REQUIREMENT:
All lines below must be repeated exactly, with the pictures omitted.

COLLECTED MATERIAL:
------------------------
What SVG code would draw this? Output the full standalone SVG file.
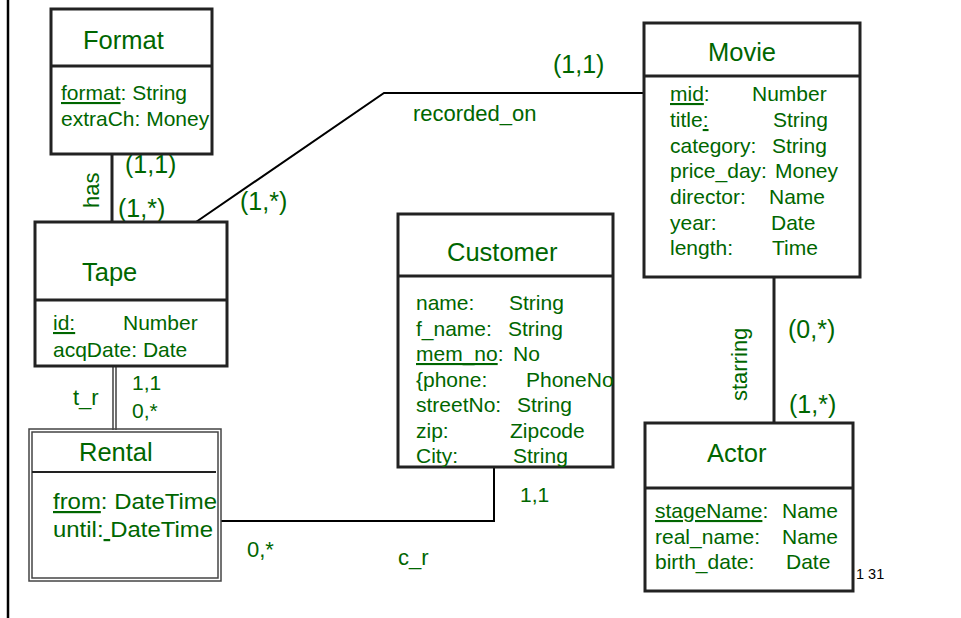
<svg xmlns="http://www.w3.org/2000/svg" width="961" height="618" viewBox="0 0 961 618">
  <style>
    .box { fill: #ffffff; stroke: #222222; stroke-width: 3; }
    .div { stroke: #222222; stroke-width: 3; }
    .wk { fill: none; stroke: #444444; stroke-width: 1.5; }
    .conn { fill: none; stroke: #000000; stroke-width: 2; }
    .thick { fill: none; stroke: #222222; stroke-width: 3; }
    text { font-family: "Liberation Sans", Arial, sans-serif; fill: #006600; }
    .title { font-size: 25.5px; }
    .attr { font-size: 21px; }
    .card { font-size: 25px; }
    .lbl { font-size: 22px; }
    .small { font-size: 21px; }
    .u { text-decoration: underline; }
  </style>

  <!-- page margin rule -->
  <line x1="8" y1="0" x2="8" y2="618" stroke="#000" stroke-width="2.5"/>

  <!-- relationships -->
  <g id="connectors">
    <line class="thick" x1="112" y1="154" x2="112" y2="222"/>
    <polyline class="conn" points="196,222 384,93 644,93"/>
    <line stroke="#222" stroke-width="1.3" x1="113" y1="366" x2="113" y2="430"/>
    <line stroke="#222" stroke-width="1.3" x1="116" y1="366" x2="116" y2="430"/>
    <polyline class="conn" points="221,521 494,521 494,467"/>
    <line class="thick" x1="774" y1="277" x2="774" y2="423"/>

    <text class="lbl" transform="translate(99,208) rotate(-90)">has</text>
    <text class="card" x="125" y="173">(1,1)</text>
    <text class="card" x="118" y="217">(1,*)</text>
    <text class="card" x="240" y="210">(1,*)</text>
    <text class="lbl" x="413" y="121">recorded_on</text>
    <text class="card" x="553" y="73">(1,1)</text>
    <text class="lbl" x="73" y="405">t_r</text>
    <text class="small" x="132" y="390">1,1</text>
    <text class="small" x="132" y="418">0,*</text>
    <text class="lbl" x="247" y="557">0,*</text>
    <text class="lbl" x="398" y="565">c_r</text>
    <text class="small" x="520" y="502">1,1</text>
    <text class="lbl" transform="translate(747,401) rotate(-90)">starring</text>
    <text class="card" x="788" y="338">(0,*)</text>
    <text class="card" x="789" y="413">(1,*)</text>
  </g>

  <g id="format">
    <rect class="box" x="51" y="9" width="161" height="145"/>
    <line class="div" x1="51" y1="66" x2="212" y2="66"/>
    <text class="title" x="83" y="49">Format</text>
    <text class="attr" x="61" y="100"><tspan class="u">format</tspan>: String</text>
    <text class="attr" x="61" y="126">extraCh: Money</text>
  </g>

  <g id="tape">
    <rect class="box" x="35" y="222" width="192" height="144"/>
    <line class="div" x1="35" y1="300" x2="227" y2="300"/>
    <text class="title" x="82" y="281">Tape</text>
    <text class="attr" x="53" y="330"><tspan class="u">id:</tspan><tspan x="123">Number</tspan></text>
    <text class="attr" x="53" y="357">acqDate: Date</text>
  </g>

  <g id="rental">
    <rect fill="#fff" class="wk" x="29" y="429" width="192" height="152"/>
    <rect class="wk" x="32" y="432" width="186" height="146"/>
    <line stroke="#222" stroke-width="2" x1="32" y1="472" x2="216" y2="472"/>
    <text class="title" x="79" y="461">Rental</text>
    <text class="attr" style="font-size:22px" x="53" y="509" textLength="164" lengthAdjust="spacingAndGlyphs"><tspan class="u">from</tspan>: DateTime</text>
    <text class="attr" style="font-size:22px" x="53" y="537" textLength="160" lengthAdjust="spacingAndGlyphs">until:<tspan class="u"> </tspan>DateTime</text>
  </g>

  <g id="customer">
    <rect class="box" x="398" y="214" width="215" height="253"/>
    <line class="div" x1="398" y1="276" x2="613" y2="276"/>
    <text class="title" x="447" y="261">Customer</text>
    <text class="attr" x="416" y="310">name:<tspan x="509">String</tspan></text>
    <text class="attr" x="416" y="335.5">f_name:<tspan x="508">String</tspan></text>
    <text class="attr" x="416" y="361"><tspan class="u">mem_no</tspan>:<tspan x="513">No</tspan></text>
    <text class="attr" x="416" y="386.5">{phone:<tspan x="526">PhoneNo</tspan></text>
    <text class="attr" x="416" y="412">streetNo:<tspan x="517">String</tspan></text>
    <text class="attr" x="416" y="437.5">zip:<tspan x="510">Zipcode</tspan></text>
    <text class="attr" x="416" y="463">City:<tspan x="513">String</tspan></text>
  </g>

  <g id="movie">
    <rect class="box" x="644" y="23" width="216" height="254"/>
    <line class="div" x1="644" y1="76" x2="860" y2="76"/>
    <text class="title" x="708" y="61">Movie</text>
    <text class="attr" x="670" y="101"><tspan class="u">mid</tspan>:<tspan x="752">Number</tspan></text>
    <text class="attr" x="670" y="127">title<tspan class="u">:</tspan><tspan x="773">String</tspan></text>
    <text class="attr" x="670" y="153">category:<tspan x="772">String</tspan></text>
    <text class="attr" x="670" y="178">price_day:<tspan x="775">Money</tspan></text>
    <text class="attr" x="670" y="204">director:<tspan x="769">Name</tspan></text>
    <text class="attr" x="670" y="230">year:<tspan x="771">Date</tspan></text>
    <text class="attr" x="670" y="255">length:<tspan x="772">Time</tspan></text>
  </g>

  <g id="actor">
    <rect class="box" x="645" y="423" width="208" height="168"/>
    <line class="div" x1="645" y1="488" x2="853" y2="488"/>
    <text class="title" x="707" y="462">Actor</text>
    <text class="attr" x="655" y="518"><tspan class="u">stageName</tspan>:<tspan x="782">Name</tspan></text>
    <text class="attr" x="655" y="544">real_name:<tspan x="782">Name</tspan></text>
    <text class="attr" x="655" y="569">birth_date:<tspan x="786">Date</tspan></text>
  </g>

  <text x="856" y="579" font-size="14.5" style="fill:#000">1 31</text>
</svg>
------------------------
ANSWER TO THIS PROBLEM:
What SVG code would draw this? Output the full standalone SVG file.
<svg xmlns="http://www.w3.org/2000/svg" width="961" height="618" viewBox="0 0 961 618">
  <style>
    .box { fill: #ffffff; stroke: #222222; stroke-width: 3; }
    .div { stroke: #222222; stroke-width: 3; }
    .wk { fill: none; stroke: #444444; stroke-width: 1.5; }
    .conn { fill: none; stroke: #000000; stroke-width: 2; }
    .thick { fill: none; stroke: #222222; stroke-width: 3; }
    text { font-family: "Liberation Sans", Arial, sans-serif; fill: #006600; }
    .title { font-size: 25.5px; }
    .attr { font-size: 21px; }
    .card { font-size: 25px; }
    .lbl { font-size: 22px; }
    .small { font-size: 21px; }
    .u { text-decoration: underline; }
  </style>

  <!-- page margin rule -->
  <line x1="8" y1="0" x2="8" y2="618" stroke="#000" stroke-width="2.5"/>

  <!-- relationships -->
  <g id="connectors">
    <line class="thick" x1="112" y1="154" x2="112" y2="222"/>
    <polyline class="conn" points="196,222 384,93 644,93"/>
    <line stroke="#222" stroke-width="1.3" x1="113" y1="366" x2="113" y2="430"/>
    <line stroke="#222" stroke-width="1.3" x1="116" y1="366" x2="116" y2="430"/>
    <polyline class="conn" points="221,521 494,521 494,467"/>
    <line class="thick" x1="774" y1="277" x2="774" y2="423"/>

    <text class="lbl" transform="translate(99,208) rotate(-90)">has</text>
    <text class="card" x="125" y="173">(1,1)</text>
    <text class="card" x="118" y="217">(1,*)</text>
    <text class="card" x="240" y="210">(1,*)</text>
    <text class="lbl" x="413" y="121">recorded_on</text>
    <text class="card" x="553" y="73">(1,1)</text>
    <text class="lbl" x="73" y="405">t_r</text>
    <text class="small" x="132" y="390">1,1</text>
    <text class="small" x="132" y="418">0,*</text>
    <text class="lbl" x="247" y="557">0,*</text>
    <text class="lbl" x="398" y="565">c_r</text>
    <text class="small" x="520" y="502">1,1</text>
    <text class="lbl" transform="translate(747,401) rotate(-90)">starring</text>
    <text class="card" x="788" y="338">(0,*)</text>
    <text class="card" x="789" y="413">(1,*)</text>
  </g>

  <g id="format">
    <rect class="box" x="51" y="9" width="161" height="145"/>
    <line class="div" x1="51" y1="66" x2="212" y2="66"/>
    <text class="title" x="83" y="49">Format</text>
    <text class="attr" x="61" y="100"><tspan class="u">format</tspan>: String</text>
    <text class="attr" x="61" y="126">extraCh: Money</text>
  </g>

  <g id="tape">
    <rect class="box" x="35" y="222" width="192" height="144"/>
    <line class="div" x1="35" y1="300" x2="227" y2="300"/>
    <text class="title" x="82" y="281">Tape</text>
    <text class="attr" x="53" y="330"><tspan class="u">id:</tspan><tspan x="123">Number</tspan></text>
    <text class="attr" x="53" y="357">acqDate: Date</text>
  </g>

  <g id="rental">
    <rect fill="#fff" class="wk" x="29" y="429" width="192" height="152"/>
    <rect class="wk" x="32" y="432" width="186" height="146"/>
    <line stroke="#222" stroke-width="2" x1="32" y1="472" x2="216" y2="472"/>
    <text class="title" x="79" y="461">Rental</text>
    <text class="attr" style="font-size:22px" x="53" y="509" textLength="164" lengthAdjust="spacingAndGlyphs"><tspan class="u">from</tspan>: DateTime</text>
    <text class="attr" style="font-size:22px" x="53" y="537" textLength="160" lengthAdjust="spacingAndGlyphs">until:<tspan class="u"> </tspan>DateTime</text>
  </g>

  <g id="customer">
    <rect class="box" x="398" y="214" width="215" height="253"/>
    <line class="div" x1="398" y1="276" x2="613" y2="276"/>
    <text class="title" x="447" y="261">Customer</text>
    <text class="attr" x="416" y="310">name:<tspan x="509">String</tspan></text>
    <text class="attr" x="416" y="335.5">f_name:<tspan x="508">String</tspan></text>
    <text class="attr" x="416" y="361"><tspan class="u">mem_no</tspan>:<tspan x="513">No</tspan></text>
    <text class="attr" x="416" y="386.5">{phone:<tspan x="526">PhoneNo</tspan></text>
    <text class="attr" x="416" y="412">streetNo:<tspan x="517">String</tspan></text>
    <text class="attr" x="416" y="437.5">zip:<tspan x="510">Zipcode</tspan></text>
    <text class="attr" x="416" y="463">City:<tspan x="513">String</tspan></text>
  </g>

  <g id="movie">
    <rect class="box" x="644" y="23" width="216" height="254"/>
    <line class="div" x1="644" y1="76" x2="860" y2="76"/>
    <text class="title" x="708" y="61">Movie</text>
    <text class="attr" x="670" y="101"><tspan class="u">mid</tspan>:<tspan x="752">Number</tspan></text>
    <text class="attr" x="670" y="127">title<tspan class="u">:</tspan><tspan x="773">String</tspan></text>
    <text class="attr" x="670" y="153">category:<tspan x="772">String</tspan></text>
    <text class="attr" x="670" y="178">price_day:<tspan x="775">Money</tspan></text>
    <text class="attr" x="670" y="204">director:<tspan x="769">Name</tspan></text>
    <text class="attr" x="670" y="230">year:<tspan x="771">Date</tspan></text>
    <text class="attr" x="670" y="255">length:<tspan x="772">Time</tspan></text>
  </g>

  <g id="actor">
    <rect class="box" x="645" y="423" width="208" height="168"/>
    <line class="div" x1="645" y1="488" x2="853" y2="488"/>
    <text class="title" x="707" y="462">Actor</text>
    <text class="attr" x="655" y="518"><tspan class="u">stageName</tspan>:<tspan x="782">Name</tspan></text>
    <text class="attr" x="655" y="544">real_name:<tspan x="782">Name</tspan></text>
    <text class="attr" x="655" y="569">birth_date:<tspan x="786">Date</tspan></text>
  </g>

  <text x="856" y="579" font-size="14.5" style="fill:#000">1 31</text>
</svg>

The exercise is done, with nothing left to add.